I want to kiss and count every freckle that I can find on my beautiful and lovable fierce Irish rose. I want to hold Lauren Elizabeth Kelley in my arms and rest my chin on her shoulder and hug her until she knows that she is loved beyond all measure and treasured for the precious gift that she has always been to me. I want to have those Asians with freckles that our children would be—born of Lauren Elizabeth Kelley’s freckled Irish heritage and my Korean ancestry.

God Bless you Lauren Elizabeth.

May God watch over you and protect you from all harm—even that you cause yourself.

I hope God gives you the strength to fight your addictions and the wisdom to see the truth about what the alcohol and drugs are doing to you.

I pray that God grants you the serenity and peace you will need to love yourself once again and to forgive yourself for the things your addictions have made you do.

I ask that God helps you find your way back to being the amazing, beautiful, intelligent, feisty, stubborn, strong, and devout woman He wants you to be.

Finally, may He grant you the ability to see yourself as I do and let you remember who we are to each other; let you remember the years of friendship, love and devotion we once shared; and give you the strength to make amends so we can start the future together we talked about last June.

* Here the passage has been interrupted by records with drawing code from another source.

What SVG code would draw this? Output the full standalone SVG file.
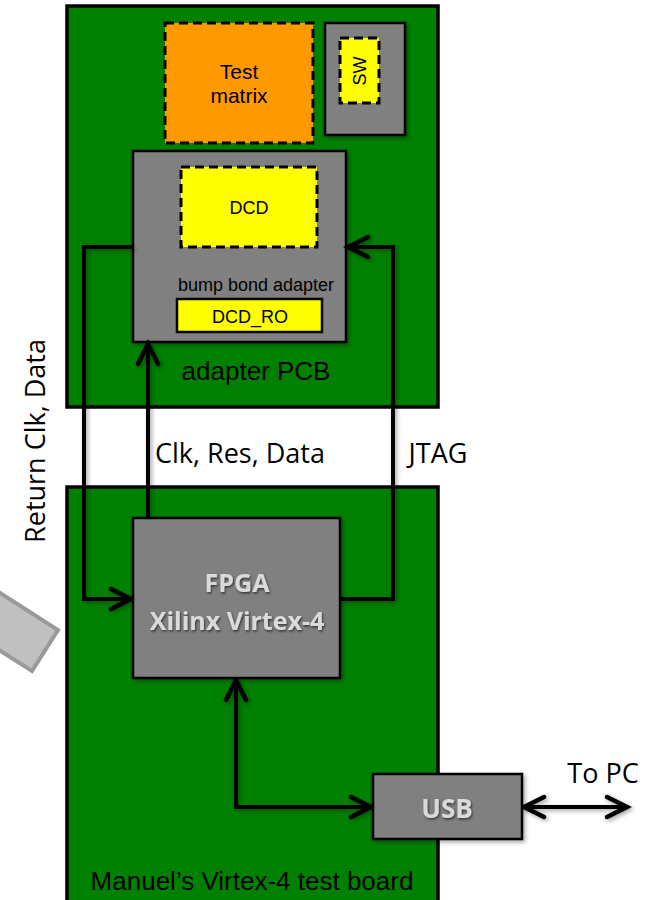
<svg xmlns="http://www.w3.org/2000/svg" width="656" height="900" viewBox="0 0 656 900">
<style>
.board{fill:#008000;stroke:#000;stroke-width:3.5}
.chip{fill:#808080;stroke:#000;stroke-width:2.5}
.dash{stroke:#000;stroke-width:3;stroke-dasharray:9 5}
.yel{fill:#ffff00}
.sans{font-family:"Liberation Sans",Arial,sans-serif;fill:#000}
.cal{font-family:"Open Sans","Noto Sans",sans-serif;fill:#000}
.bold{font-family:"Open Sans","Noto Sans",sans-serif;font-weight:bold;fill:#dadada}
.wire{fill:none;stroke:#000;stroke-width:4;stroke-linejoin:miter}
</style>
<defs>
<marker id="arr" markerUnits="userSpaceOnUse" markerWidth="30" markerHeight="30" viewBox="-25 -15 30 30" refX="0" refY="0" orient="auto-start-reverse">
<path d="M-20,-10 L0,0 L-20,10" fill="none" stroke="#000" stroke-width="4.5" stroke-linecap="round" stroke-linejoin="miter"/>
</marker>
<filter id="sh" x="-20%" y="-20%" width="140%" height="140%">
<feDropShadow dx="2" dy="2" stdDeviation="2" flood-color="#000" flood-opacity="0.35"/>
</filter>
<filter id="tsh" x="-20%" y="-20%" width="140%" height="140%">
<feDropShadow dx="1" dy="1.5" stdDeviation="1" flood-color="#000" flood-opacity="0.6"/>
</filter>
</defs>

<g id="tilted-shape">
<polygon points="58,630 32,671 -68,607 -42,566" fill="#c0c0c0" stroke="#999" stroke-width="4"/>
</g>

<g id="adapter-pcb">
<rect class="board" x="67" y="6" width="371" height="401"/>
<text class="sans" x="256" y="380" font-size="26" text-anchor="middle">adapter PCB</text>
</g>

<g id="test-board">
<rect class="board" x="67" y="487" width="371" height="420"/>
<text class="sans" x="252" y="890" font-size="26" text-anchor="middle">Manuel’s Virtex-4 test board</text>
</g>

<g id="test-matrix">
<rect x="165" y="23" width="148" height="120" fill="#ff9900" class="dash"/>
<text class="sans" x="239" y="79" font-size="21" text-anchor="middle">Test</text>
<text class="sans" x="239" y="103" font-size="21" text-anchor="middle">matrix</text>
</g>

<g id="sw-box">
<rect class="chip" x="325" y="23" width="80" height="112" filter="url(#sh)"/>
<rect class="yel dash" x="340" y="38" width="39" height="65"/>
<text class="sans" transform="translate(366,71) rotate(-90)" font-size="18" text-anchor="middle">SW</text>
</g>

<g id="bump-bond-adapter">
<rect class="chip" x="133" y="151" width="213" height="191" filter="url(#sh)"/>
<text class="sans" x="256" y="291" font-size="18" text-anchor="middle">bump bond adapter</text>
</g>

<g id="dcd">
<rect class="yel dash" x="181" y="167" width="136" height="80"/>
<text class="sans" x="249" y="214" font-size="18" text-anchor="middle">DCD</text>
</g>

<g id="dcd-ro">
<rect x="177" y="299" width="145" height="33" fill="#ffff00" stroke="#000" stroke-width="2.5"/>
<text class="sans" x="250" y="323" font-size="18" text-anchor="middle">DCD_RO</text>
</g>

<g id="connectors" filter="url(#sh)">
<path class="wire" d="M133,247 H84 V599 H131" marker-end="url(#arr)"/>
<path class="wire" d="M148,518 V344" marker-end="url(#arr)"/>
<path class="wire" d="M340,599 H393 V247 H348" marker-end="url(#arr)"/>
<path class="wire" d="M236,680 V807 H371" marker-start="url(#arr)" marker-end="url(#arr)"/>
<path class="wire" d="M524,807 H627" marker-start="url(#arr)" marker-end="url(#arr)"/>
</g>

<g id="fpga">
<rect class="chip" x="133" y="518" width="207" height="160" filter="url(#sh)"/>
<text class="bold" x="237" y="592" font-size="25" text-anchor="middle" filter="url(#tsh)">FPGA</text>
<text class="bold" x="237" y="630" font-size="25" text-anchor="middle" filter="url(#tsh)">Xilinx Virtex-4</text>
</g>

<g id="usb">
<rect class="chip" x="373" y="774" width="149" height="65" filter="url(#sh)"/>
<text class="bold" x="447" y="818" font-size="26" text-anchor="middle" filter="url(#tsh)">USB</text>
</g>

<g id="labels">
<text class="cal" x="240" y="463" font-size="27" text-anchor="middle">Clk, Res, Data</text>
<text class="cal" x="438" y="463" font-size="27" text-anchor="middle">JTAG</text>
<text class="cal" x="603" y="783" font-size="27" text-anchor="middle">To PC</text>
<text class="cal" transform="translate(45,441) rotate(-90)" font-size="27" text-anchor="middle">Return Clk, Data</text>
</g>
</svg>
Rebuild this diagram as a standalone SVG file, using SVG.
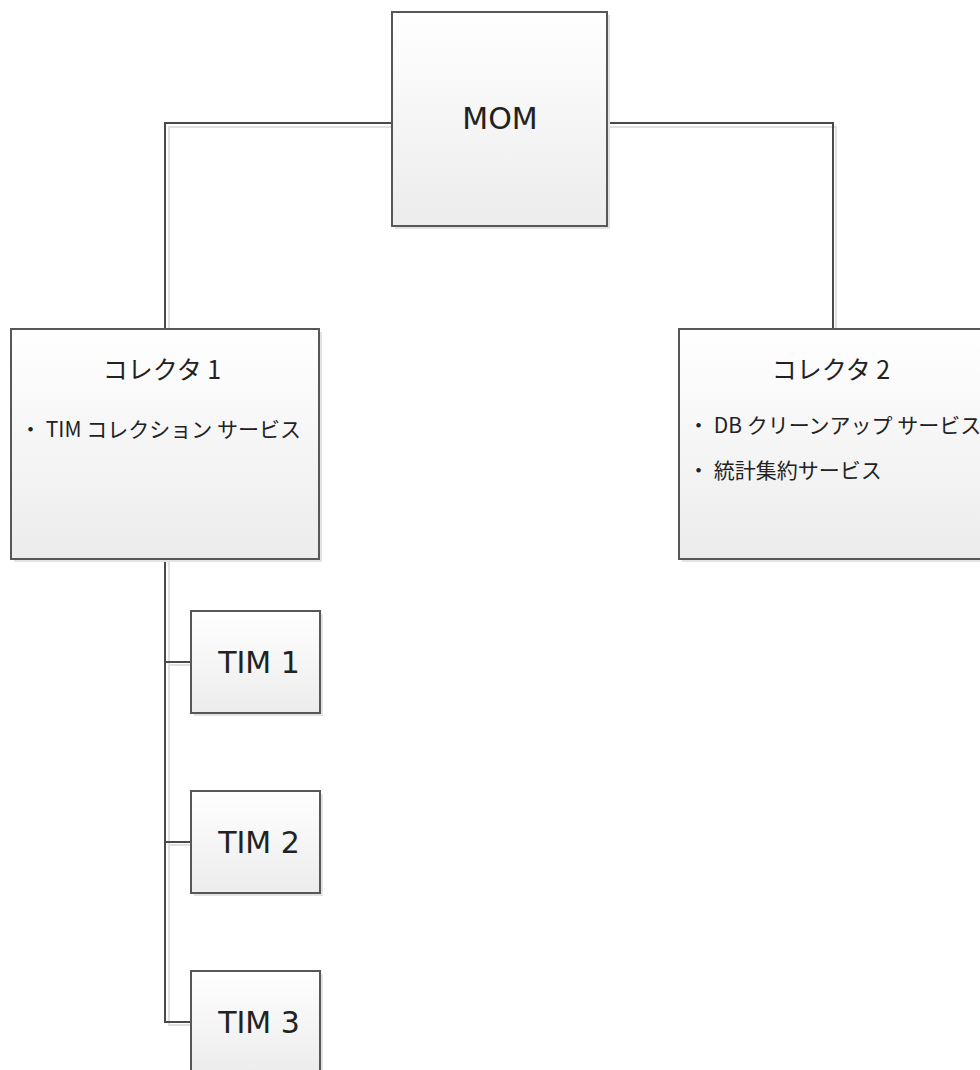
<svg xmlns="http://www.w3.org/2000/svg" width="980" height="1070" viewBox="0 0 980 1070">
<defs>
<linearGradient id="g" x1="0" y1="0" x2="0" y2="1">
<stop offset="0" stop-color="#ffffff"/>
<stop offset="1" stop-color="#ececec"/>
</linearGradient>
<style>
.sh{fill:#e3e3e3;stroke:none}
.box{fill:url(#g);stroke:#575757;stroke-width:2}
.c{fill:none;stroke:#4a4a4a;stroke-width:2}
.cs{fill:none;stroke:#e0e0e0;stroke-width:2}
.big{font-family:"DejaVu Sans","Noto Sans CJK JP",sans-serif;font-size:30px;fill:#222;text-anchor:middle}
.ttl{font-family:"Noto Sans CJK JP",sans-serif;font-size:25px;fill:#222;text-anchor:middle}
.bul{font-family:"Noto Sans CJK JP",sans-serif;font-size:21px;fill:#222}
</style>
</defs>
<rect width="980" height="1070" fill="#ffffff"/>
<g id="connectors">
<path class="cs" d="M392,127 H169 V329"/>
<path class="cs" d="M607,127 H836 V329"/>
<path class="cs" d="M169,559 V1025 H191 M169,665 H191 M169,845 H191"/>
<path class="c" d="M392,123 H165 V329"/>
<path class="c" d="M607,123 H833 V329"/>
<path class="c" d="M165,559 V1022 H191 M165,662 H191 M165,842 H191"/>
</g>
<g id="mom">
<rect class="sh" x="395" y="15" width="215" height="214"/>
<rect class="box" x="392" y="12" width="215" height="214"/>
<text class="big" x="500" y="129">MOM</text>
</g>
<g id="collector1">
<rect class="sh" x="14" y="332" width="308" height="230"/>
<rect class="box" x="11" y="329" width="308" height="230"/>
<text class="ttl" x="162" y="379">コレクタ 1</text>
<text class="bul" x="20" y="437">・ TIM コレクション サービス</text>
</g>
<g id="collector2">
<rect class="sh" x="682" y="332" width="310" height="230"/>
<rect class="box" x="679" y="329" width="310" height="230"/>
<text class="ttl" x="831" y="379">コレクタ 2</text>
<text class="bul" x="688" y="433">・ DB クリーンアップ サービス</text>
<text class="bul" x="688" y="478">・ 統計集約サービス</text>
</g>
<g id="tim1">
<rect class="sh" x="194" y="614" width="129" height="102"/>
<rect class="box" x="191" y="611" width="129" height="102"/>
<text class="big" x="259" y="673">TIM 1</text>
</g>
<g id="tim2">
<rect class="sh" x="194" y="794" width="129" height="102"/>
<rect class="box" x="191" y="791" width="129" height="102"/>
<text class="big" x="259" y="853">TIM 2</text>
</g>
<g id="tim3">
<rect class="sh" x="194" y="974" width="129" height="102"/>
<rect class="box" x="191" y="971" width="129" height="102"/>
<text class="big" x="259" y="1033">TIM 3</text>
</g>
</svg>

All this in Jesus’s name I pray.

Amen.


2 Comments for 'To Have Integrity'

  1.  
    Dan
    December 11, 2012 | 9:09 am
     

    “You are only afraid if you are not in harmony with yourself.”

    ~Hermann Hesse

    “When people cheat in any arena, they diminish themselves-they threaten their own self-esteem and their relationships with others by undermining the trust they have in their ability to succeed and in their ability to be true.”

    ~Cheryl Hughes

    “Never do anything that you can’t admit doing, because if you are that ashamed of whatever it is, it’s probably wrong.”

    ~Ashly Lorenzana

    “Living with integrity means: Not settling for less than what you know you deserve in your relationships. Asking for what you want and need from others. Speaking your truth, even though it might create conflict or tension. Behaving in ways that are in harmony with your personal values. Making choices based on what you believe, and not what others believe.”

    ~Barbara De Angelis

    “I believe in integrity. Dogs have it. Humans are sometimes lacking it.”

    ~Cesar Millan

    “Integrity is not a conditional word. It doesn’t blow in the wind or change with the weather. It is your inner image of yourself, and if you look in there and see a man who won’t cheat, then you know he never will. Integrity is not a search for the rewards of integrity. Maybe all you ever get for it is the largest kick in the ass the world can provide. It is not supposed to be a productive asset.”

    ~John D. MacDonald, The Turquoise Lament

    “Wisdom is knowing the right path to take. Integrity is taking it.”

    ~M.H. McKee

  2.  
    Dan
    December 11, 2012 | 9:34 am
     

    I would add this quote and remind Lauren Elizabeth Kelley of some of the things she has tried to deny over the past eighteen months… things that she did not want to be responsible for and ask her why that would be?

    “Never do anything that you can’t admit doing, because if you are that ashamed of whatever it is, it’s probably wrong.”